My first reaction to this garbage was “why does it have to be Texas Country?” Everywhere else in the United States, just “country” is good enough. What if I was talking to someone and they asked me what my favorite music was and I said, “Well I enjoy jazz, but my real passion is Connecticut Country.” Come on, that shit just sounds ridiculous. Well, it’s not ridiculous in Texas.
The bands for the most part are from Texas, tour Texas (because it’s fuckin big enough), sing about Texas, and talk about Texas at their shows. They may also venture into Oklahoma, Arkansas, and Louisiana, but rarely. They have tour buses, they have roadies and crews, they have all the same shit normal bands do. But they aren’t typical country music artists. They’re confusing because they dress like Tommy Lee and Dave Navarro, wearing their sandblasted jeans from Express for men and their gothic full fronted graphic tees from Hot Topic. A mix between Gavin Rossdale or Scott Stap and Toby Keith would be an appropriate description of the typical Texas country artist. They are distinctly reminiscent of what we used to call “posers” in middle school.
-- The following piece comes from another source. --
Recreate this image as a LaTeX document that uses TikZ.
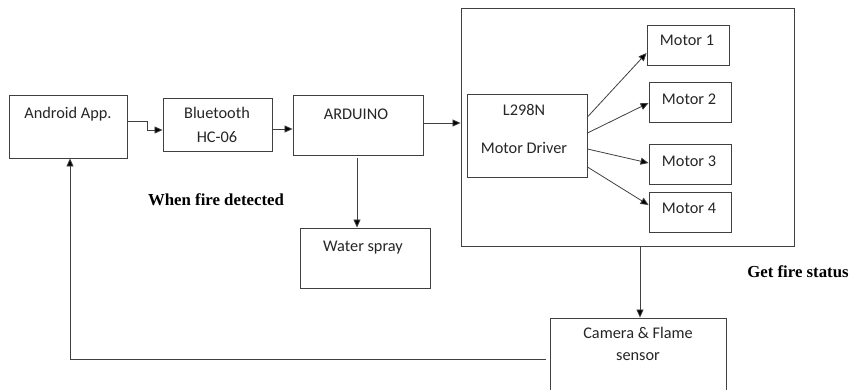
\documentclass[tikz,border=0pt]{standalone}
\usepackage{fontspec}
\setmainfont{Carlito}
\newfontfamily\tnr{Liberation Serif}
\usetikzlibrary{arrows.meta}
\begin{document}
\begin{tikzpicture}[x=1pt,y=-1pt,
  box/.style={draw=black!75, line width=0.9pt, rectangle, inner sep=0pt},
  txt/.style={inner sep=0pt, font=\fontsize{16.3}{19}\selectfont, text=black!85},
  lbl/.style={inner sep=0pt, font=\tnr\bfseries\fontsize{16.8}{19}\selectfont},
  arr/.style={draw=black!75, line width=0.8pt, -{Triangle[length=8pt,width=7pt,fill=black]}},
  ln/.style={draw=black!75, line width=0.8pt}]
\useasboundingbox (0,0) rectangle (854,389);
\fill[white] (0,0) rectangle (854,389);
% boxes
\node[box, minimum width=118, minimum height=63] (android) at (68,126.5) {};
\node[box, minimum width=109, minimum height=53] (bt) at (217.5,124.5) {};
\node[box, minimum width=130, minimum height=60] (ard) at (358,125) {};
\node[box, minimum width=130, minimum height=60] (water) at (365,258) {};
\node[box, minimum width=333, minimum height=238] (outer) at (627.5,127) {};
\node[box, minimum width=120, minimum height=83] (drv) at (527,135.5) {};
\node[box, minimum width=82, minimum height=40] (m1) at (688,45) {};
\node[box, minimum width=82, minimum height=40] (m2) at (690,102) {};
\node[box, minimum width=82, minimum height=40] (m3) at (690,164) {};
\node[box, minimum width=82, minimum height=40] (m4) at (690,212) {};
\node[box, minimum width=176, minimum height=82] (cam) at (638,359) {};
% texts
\node[txt] (androidt) at (68,114) {Android App.};
\node[txt] (btt1) at (217,113) {Bluetooth};
\node[txt] (btt2) at (217,137) {HC-06};
\node[txt] (ardt) at (356,114) {ARDUINO};
\node[txt] (watert) at (363,248) {Water spray};
\node[txt] (drvt1) at (524,110) {L298N};
\node[txt] (drvt2) at (524,148) {Motor Driver};
\node[txt] (m1t) at (687,40) {Motor 1};
\node[txt] (m2t) at (689,99) {Motor 2};
\node[txt] (m3t) at (689,161) {Motor 3};
\node[txt] (m4t) at (689,208) {Motor 4};
\node[txt] (camt1) at (638,333) {Camera \& Flame};
\node[txt] (camt2) at (638,357) {sensor};
\node[lbl] (l1) at (216,200) {When fire detected};
\node[lbl] (l2) at (798,272) {Get fire status};
% connectors
\draw[arr] ([yshift=5.5pt]android.east) -- ++(20,0) |- ([yshift=-5.5pt]bt.west);
\draw[arr] ([yshift=-4.5pt]bt.east) -- ([yshift=-4.5pt]bt.east -| ard.west);
\draw[arr] ([yshift=2pt]ard.east) -- ([yshift=2pt]ard.east -| outer.west);
\draw[arr] ([xshift=-1pt,yshift=-3pt]ard.south) -- ([xshift=-1pt]ard.south |- water.north);
\draw[arr] ([yshift=18.5pt]drv.east) -- ([yshift=-8pt]m1.west);
\draw[arr] ([yshift=2.5pt]drv.east) -- ([yshift=-1pt]m2.west);
\draw[arr] ([yshift=-13.5pt]drv.east) -- ([yshift=1pt]m3.west);
\draw[arr] ([yshift=-31.5pt]drv.east) -- ([yshift=7pt]m4.west);
\draw[arr] ([xshift=12.5pt]outer.south) -- ([xshift=12.5pt]outer.south |- cam.north);
\draw[arr] ([xshift=-4pt]cam.west) -| ([xshift=2pt]android.south);
\end{tikzpicture}
\end{document}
Now, we all know that country music, while wildly popular in many areas, can be a little simple. Such themes as “drinking down by the river,” “riding shotgun,” and “her daddy on the porch with a shotgun,” are popular. Also, metaphors like “as dry and warm as the Texas plains,” “deeper than the holler” (which I think is redneck for hollow, but who can tell), and “my windshields cracked, just like my heart” are mainstays. It’s more of the same with Texas country, but the difference is that’s all there really is. Just those types of lyrics, every song, all the time. Here’s a good example. This is a song by Wade Bowen, from Who the Hell Cares, Texas, near Lubbock. It’s called “God Bless this Town:”
You just thought that you knew about rumors man
But you ain’t ever lived in my town
And it’s still goin down
What’s his name’s runnin’ around with Mary
Hell last I heard he’s already been married 3 times
I would estimate that 30% of Texas Country songs are about small towns just like the one so eloquently described here. Painful.
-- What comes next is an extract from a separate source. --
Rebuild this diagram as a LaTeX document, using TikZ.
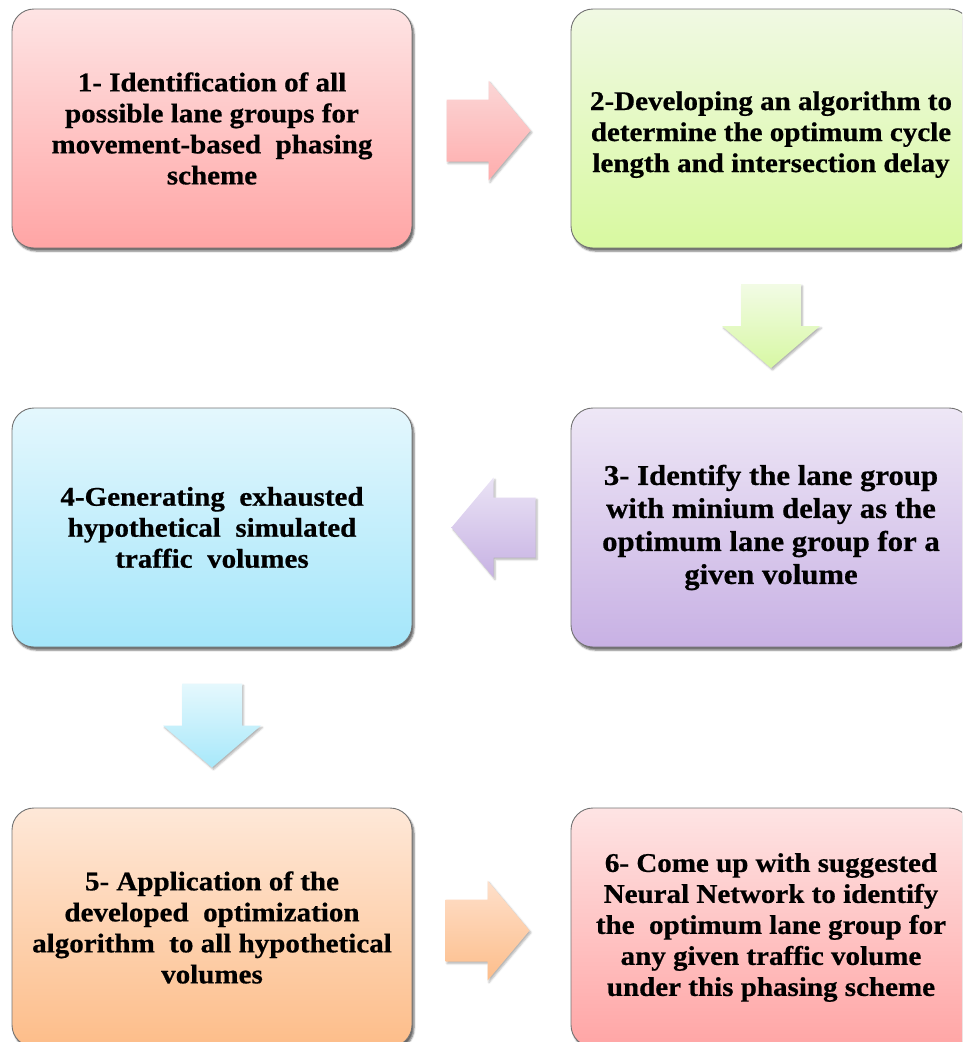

There is a place in Texas call Gruene, pronounced like the color green. Here, every weekend during the summer, throngs of people come to tube the Guadalupe River. This is an activity where you pay a company cash (no credit cards) to give you the inner tube of a semi tractor trailer tire, haul you down a rickety road in a bus that failed inspection in 1979, and dump you off at a spot on the river. You can take a cooler with beer, which may be the only saving grace of this bullshit of a Saturday. Then you get in the river, and you float on your tube, among a bunch of drunk people giving themselves alcohol poisoning and dehydrating in the 107 degree Texas sun. And what, you ask, is blaring from every damn boombox on the river? Texas Country. This is just one of several activities that are complimented by this shitty music.
Do not, I repeat do not, take a song that I have listened to and enjoyed my whole life, by an artist who is 50 times more successful than you, add some steel guitar and some idiot wearing a bandana, and play it on your tour. An example is “Into the Mystic,” by Van Morrison, covered by Stoney Larue. Do yourself a favor and DON’T check it out.
In closing I want to say, as I said before, I used to tolerate and even enjoy country music. There are some good songs, and some bad songs, some good and bad artists. But I will pretty much listen to anything. I think that my issue with Texas Country is the arrogance involved in it. Some people really think that this is the best music available. And there are a lot of people like that living right here in Austin. Now I can’t even listen to regular country music, which is the point of the article, and I’m bitter. If I hear one more person say, “I’ll listen to anything, as long as it’s Texas Country, and as long as it’s loud!” I am just going to snap.